# Your goal
Write out all lines holding the word "this".

# Data to use

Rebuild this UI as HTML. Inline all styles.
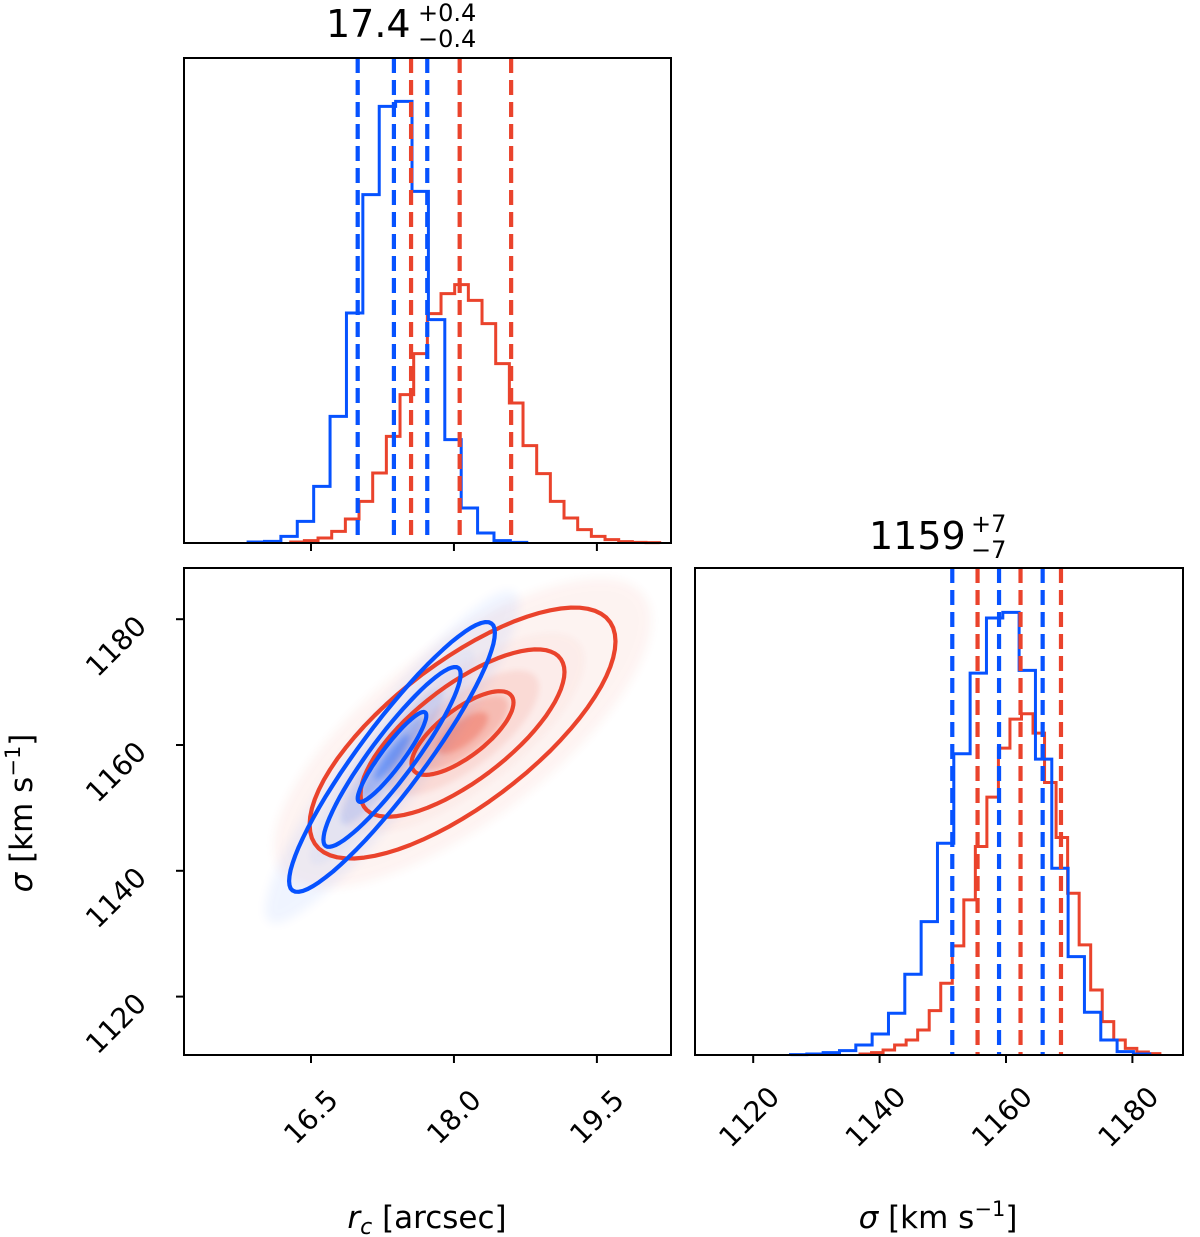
<!DOCTYPE html>
<html><head><meta charset="utf-8"><style>
html,body{margin:0;padding:0;background:#fff;}
svg{display:block;font-family:"DejaVu Sans","Liberation Sans",sans-serif;}
</style></head><body>
<svg id="fig" width="1200" height="1237" viewBox="0 0 1200 1237" xmlns="http://www.w3.org/2000/svg">
<defs>
<filter id="blur6" x="-50%" y="-50%" width="200%" height="200%"><feGaussianBlur stdDeviation="5"/></filter>
<filter id="blur3" x="-50%" y="-50%" width="200%" height="200%"><feGaussianBlur stdDeviation="3"/></filter>
<clipPath id="clip2d"><rect x="184" y="568" width="487" height="487"/></clipPath>
</defs>
<g id="density" clip-path="url(#clip2d)"></g>
<g id="contours" clip-path="url(#clip2d)"></g>
<g id="hists"></g>
<g id="axes"></g>

<text x="326" y="37" font-size="38">17.4</text>
<text x="418" y="21" font-size="24">+0.4</text>
<text x="418" y="47" font-size="24">−0.4</text>
<text x="869" y="549" font-size="38">1159</text>
<text x="971" y="532" font-size="24">+7</text>
<text x="971" y="558" font-size="24">−7</text>

<text x="427" y="1228" font-size="31" text-anchor="middle"><tspan font-style="italic">r</tspan><tspan font-style="italic" font-size="22" dy="6">c</tspan><tspan dy="-6"> [arcsec]</tspan></text>
<text x="938" y="1228" font-size="31" text-anchor="middle"><tspan font-style="italic">σ</tspan> [km s<tspan font-size="21" dy="-12">−1</tspan><tspan dy="12">]</tspan></text>
<text transform="translate(32,813) rotate(-90)" font-size="31" text-anchor="middle"><tspan font-style="italic">σ</tspan> [km s<tspan font-size="21" dy="-12">−1</tspan><tspan dy="12">]</tspan></text>
</svg>
<script>
// ---- data ----
const rcTicks = [16.5, 18.0, 19.5];
const rcTickLabels = ["16.5", "18.0", "19.5"];
const sigTicks = [1120, 1140, 1160, 1180];
const sigTickLabels = ["1120", "1140", "1160", "1180"];

const rcBlueStart = 15.84, rcBlueWidth = 0.172;
const rcBlueCounts = [3,5,20,65,170,380,690,1045,1310,1325,1055,670,310,105,30,7,2];
const rcRedStart = 16.287, rcRedWidth = 0.1434;
const rcRedCounts = [3,7,15,35,72,125,210,320,445,568,688,748,775,728,658,538,420,292,208,125,75,40,20,10,4,2,1];

const sigBlueStart = 1125.9, sigBlueWidth = 2.584;
const sigBlueCounts = [1,3,7,13,30,63,125,242,400,635,903,1145,1310,1327,1153,887,560,295,128,45,10,3];
const sigRedStart = 1136.9, sigRedWidth = 1.825;
const sigRedCounts = [3,7,15,30,45,75,133,215,327,465,625,773,920,1007,1023,965,817,652,485,330,195,100,45,20,9,4];

const rcBlueQuantiles = [16.99, 17.37, 17.72];
const rcRedQuantiles = [17.55, 18.06, 18.60];
const sigBlueQuantiles = [1151.5, 1158.9, 1165.8];
const sigRedQuantiles = [1155.5, 1162.3, 1168.7];

// 2D gaussian summaries [meanRc, meanSigma, sdRc, sdSigma, rho]
const blue2d = [17.35, 1158.1, 0.72, 14.3, 0.92];
const red2d = [18.09, 1161.9, 1.07, 13.3, 0.73];
const contourLevels = [0.5, 1.0, 1.5];

// ---- scales ----
const xRc = v => 311 + (v - 16.5) * 95.3;
const ySig = v => 745 - (v - 1160) * 6.29;
const xSig = v => 1006 + (v - 1160) * 6.32;
const yTopHist = v => 543 - v / 1455 * 485;
const yBrHist = v => 1055 - v / 1460 * 487;

const NS = "http://www.w3.org/2000/svg";
const BLUE = "#0652ff", RED = "#ea432c";
function mk(tag, attrs, parent){
  const e = document.createElementNS(NS, tag);
  for (const k in attrs) e.setAttribute(k, attrs[k]);
  parent.appendChild(e); return e;
}
const hists = document.getElementById('hists');
const axes = document.getElementById('axes');

function stepPath(start, width, counts, xs, ys){
  let d = `M${xs(start)},${ys(0)}`;
  counts.forEach((c,i)=>{
    const x0 = xs(start + i*width), x1 = xs(start + (i+1)*width);
    d += ` L${x0},${ys(c)} L${x1},${ys(c)}`;
  });
  d += ` L${xs(start + counts.length*width)},${ys(0)}`;
  return d;
}
function drawHist(start, width, counts, xs, ys, color, name){
  const p = mk('path', {d: stepPath(start,width,counts,xs,ys), fill:'none', stroke:color, 'stroke-width':3}, hists);
  
  
}
function drawQuant(vals, xs, y0, y1, color, name){
  vals.forEach(v=>{
    const l = mk('line', {x1:xs(v), x2:xs(v), y1:y0, y2:y1, stroke:color, 'stroke-width':4.2, 'stroke-dasharray':'15,7'}, hists);
    
    
  });
}
drawHist(rcRedStart, rcRedWidth, rcRedCounts, xRc, yTopHist, RED, 'hist-rc-red');
drawHist(rcBlueStart, rcBlueWidth, rcBlueCounts, xRc, yTopHist, BLUE, 'hist-rc-blue');
drawQuant(rcBlueQuantiles, xRc, 58, 543, BLUE, 'quantile-rc-blue');
drawQuant(rcRedQuantiles, xRc, 58, 543, RED, 'quantile-rc-red');
drawHist(sigRedStart, sigRedWidth, sigRedCounts, xSig, yBrHist, RED, 'hist-sigma-red');
drawHist(sigBlueStart, sigBlueWidth, sigBlueCounts, xSig, yBrHist, BLUE, 'hist-sigma-blue');
drawQuant(sigBlueQuantiles, xSig, 568, 1055, BLUE, 'quantile-sigma-blue');
drawQuant(sigRedQuantiles, xSig, 568, 1055, RED, 'quantile-sigma-red');

// ---- 2D ----
function ellipsePts(g, k){
  const [mx,my,sx,sy,r] = g; const pts=[];
  for (let i=0;i<72;i++){
    const t = i/72*2*Math.PI;
    const dx = k*sx*Math.cos(t);
    const dy = k*sy*(r*Math.cos(t) + Math.sqrt(1-r*r)*Math.sin(t));
    pts.push(xRc(mx+dx).toFixed(1)+','+ySig(my+dy).toFixed(1));
  }
  return pts.join(' ');
}
const dens = document.getElementById('density');
const cont = document.getElementById('contours');
function drawDensity(g, color, name, haze){
  const h = mk('polygon', {points: ellipsePts(g, 1.85), fill: color, opacity: haze, filter:'url(#blur6)'}, dens);
  
  
  [[1.2,0.03],[0.75,0.1],[0.45,0.2],[0.25,0.3]].forEach(([k,o])=>{
    const e = mk('polygon', {points: ellipsePts(g, k), fill: color, opacity: o, filter:'url(#blur3)'}, dens);
    
    
  });
}
drawDensity(red2d, RED, 'red', 0.06);
drawDensity(blue2d, BLUE, 'blue', 0.06);
function drawContours(g, color, name){
  contourLevels.forEach(k=>{
    const e = mk('polygon', {points: ellipsePts(g, k), fill:'none', stroke: color, 'stroke-width':4.2, 'stroke-linejoin':'round'}, cont);
    
    
  });
}
drawContours(red2d, RED, 'red');
drawContours(blue2d, BLUE, 'blue');

// ---- axes ----
function frame(x,y,w,h,name){
  const r = mk('rect', {x:x, y:y, width:w, height:h, fill:'none', stroke:'#000', 'stroke-width':2}, axes);
  
  
}
frame(184,58,487,485,'panel-rc-hist');
frame(184,568,487,487,'panel-2d');
frame(695,568,488,487,'panel-sigma-hist');

rcTicks.forEach((v,i)=>{
  mk('line',{x1:xRc(v),x2:xRc(v),y1:543,y2:551,stroke:'#000','stroke-width':2},axes);
  const t = mk('line',{x1:xRc(v),x2:xRc(v),y1:1055,y2:1063,stroke:'#000','stroke-width':2},axes);
  
  
  const lb = mk('text',{transform:`translate(${xRc(v)},1117) rotate(-45)`,'text-anchor':'middle','dominant-baseline':'central','font-size':28},axes);
  lb.textContent = rcTickLabels[i];
  
  
});
sigTicks.forEach((v,i)=>{
  const t = mk('line',{x1:176,x2:184,y1:ySig(v),y2:ySig(v),stroke:'#000','stroke-width':2},axes);
  
  
  const lb = mk('text',{transform:`translate(116,${ySig(v)+27}) rotate(-45)`,'text-anchor':'middle','dominant-baseline':'central','font-size':28},axes);
  lb.textContent = sigTickLabels[i];
  
  
  const t2 = mk('line',{x1:xSig(v),x2:xSig(v),y1:1055,y2:1063,stroke:'#000','stroke-width':2},axes);
  
  
  const lb2 = mk('text',{transform:`translate(${xSig(v)-4},1117) rotate(-45)`,'text-anchor':'middle','dominant-baseline':'central','font-size':28},axes);
  lb2.textContent = sigTickLabels[i];
  
  
});
</script>
</body></html>
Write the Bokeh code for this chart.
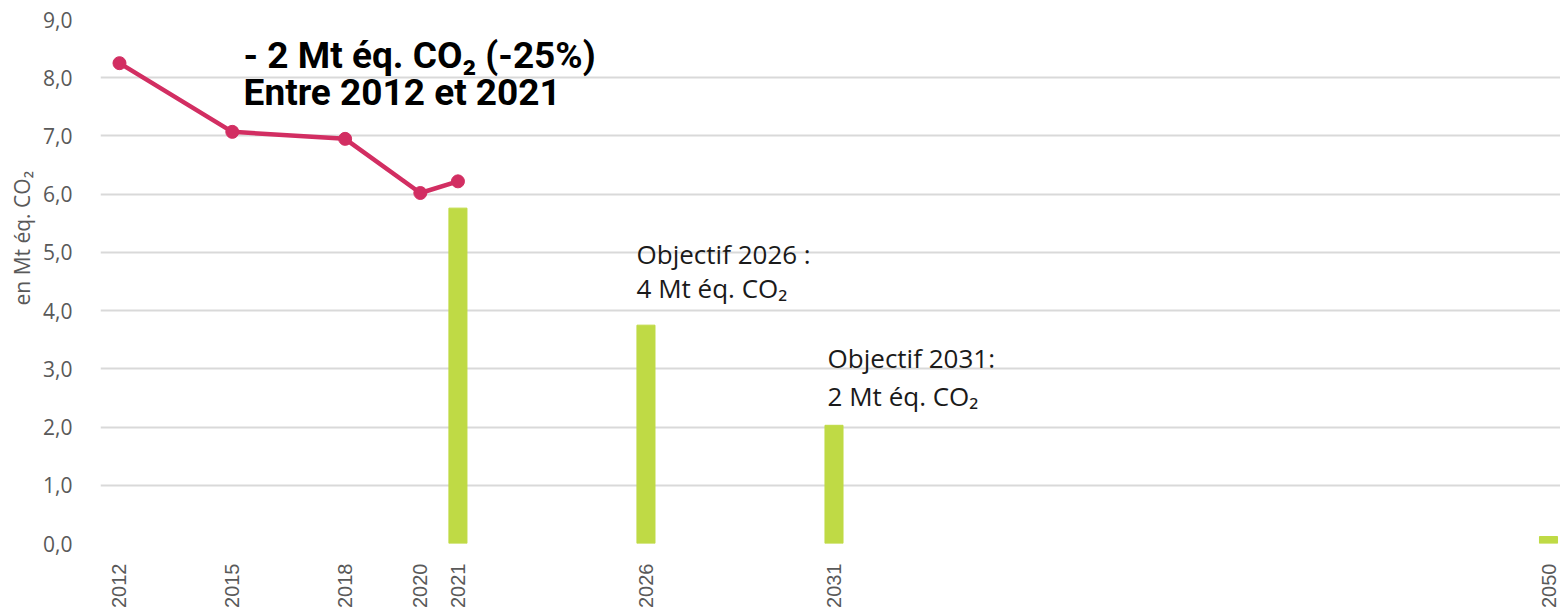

# Worked answer
Rebuild this UI as HTML. Inline all styles.
Write the Bokeh code for this chart.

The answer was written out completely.